Another resident of the area wrote:
Mr. Alcazaren,
I have been living in or around the Ateneo most of my life and I have two children who travel to and from Loyola Heights daily. Aside from the madness of the U-turn schemes and the tree removal program by the MMDA, I also want to add the fact that we are the only country (correct me if I am mistaken) in the world that follows our own set of traffic rules. (If we do have rules.)
I dont see any benefit from the proliferation of these U-turn slots not only on Katipunan but all over the metropolis. Not only does it block the fast (left-most) lanes, it also inconveniences opposing traffic and causes a "free for all" mentality among our already jaded drivers. It provides for areas where accidents are waiting to happen, and albeit with deadly regularity.
This scheme also dismisses existing traffic lights, rendering them useless because the intersections are permanently blocked by the cement barriers. Why dont they (MMDA) just turn off the lights! (It might save a couple of pesos in electricity bills.)
Lastly, my point is that we dont know what to expect. Any driver would want better roads and traffic schemes to make our commute at least more bearable.
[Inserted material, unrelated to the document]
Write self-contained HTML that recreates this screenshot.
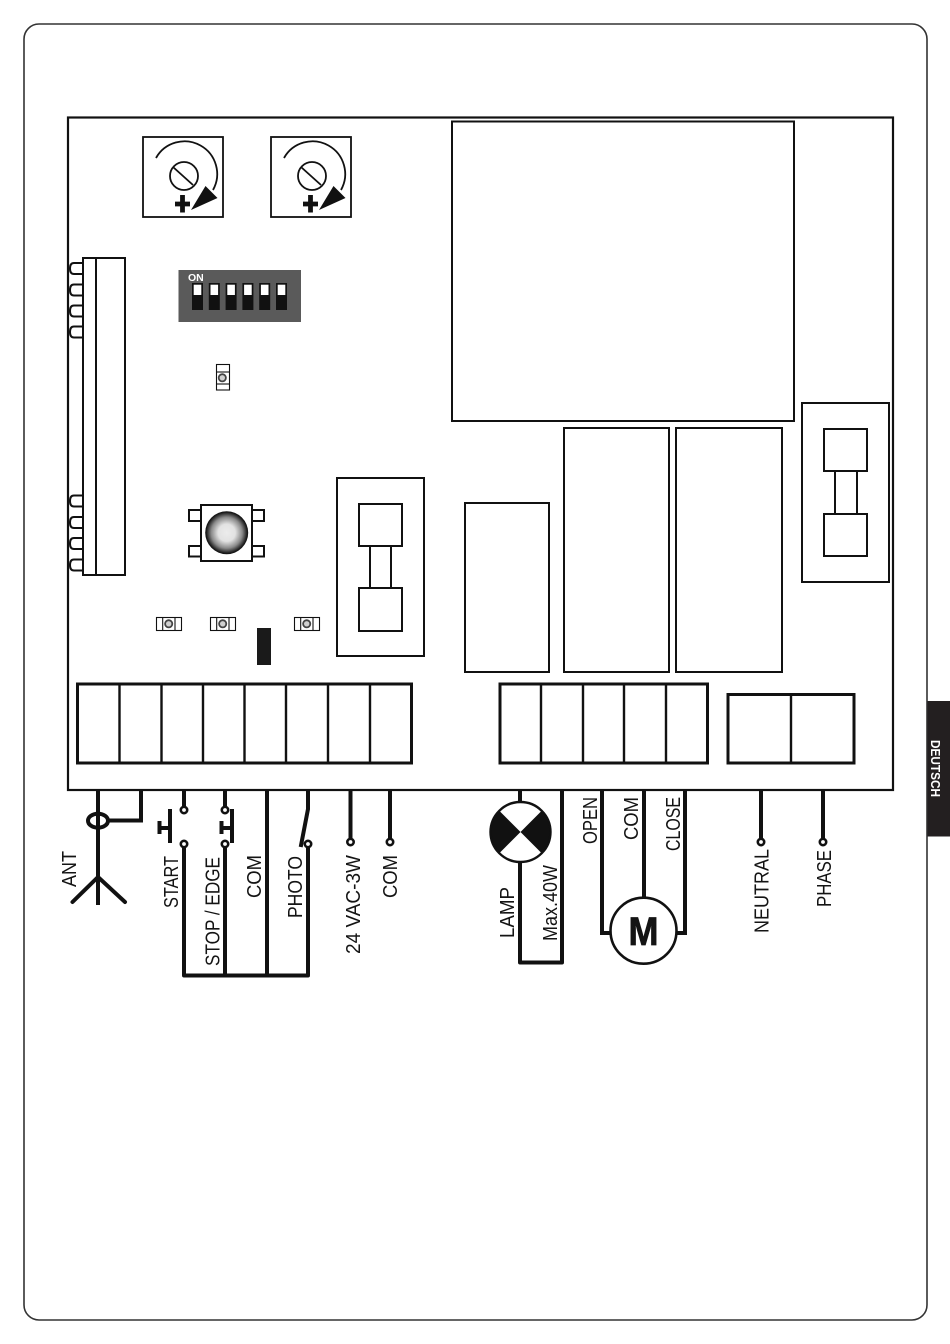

The problem is that sometimes we spend more time looking for a way around these road annoyances than to simply follow international rules of the road!
DR
There are more e-mails but space is lacking. What has come out is that the U-turns do work for some groups of users the commuters who ply the route. But the improved flow happens only at certain hours of the day and on certain stretches. They are inherently dangerous in the short and long run and need to be seen as a stop-gap measure that is already causing more accidents than good. Traffic relieved on these stretches builds up again somewhere up or down our uncoordinated transport network anyway. The larger and more sustainable solutions to traffic are in proper planning, better mass-transport systems and better coordination of infrastructure efforts among our many agencies of government.
I have given much space to discussions on the good of street trees and the need to provide for the safety and comfort of those segments of society who have to walk, that I am beginning to sound like a broken record. The record, however, of our government in providing even the most basic amenities and infrastructure for our lives is revoltingly bad. We cannot build good roads, sidewalks or plant enough trees because we lose too much money to graft and corruption. With this brazen stupidity, our officials (and we ultimately) have allowed our physical environment to deteriorate. We have to act now to stem the rising tide. (Which reminds me, shouldnt we start clearing our perennially clogged esteros again before the rains come?)
Well, theres been too much ranting and raving for one article. Ill let you folks decide before even I U-turn on my views.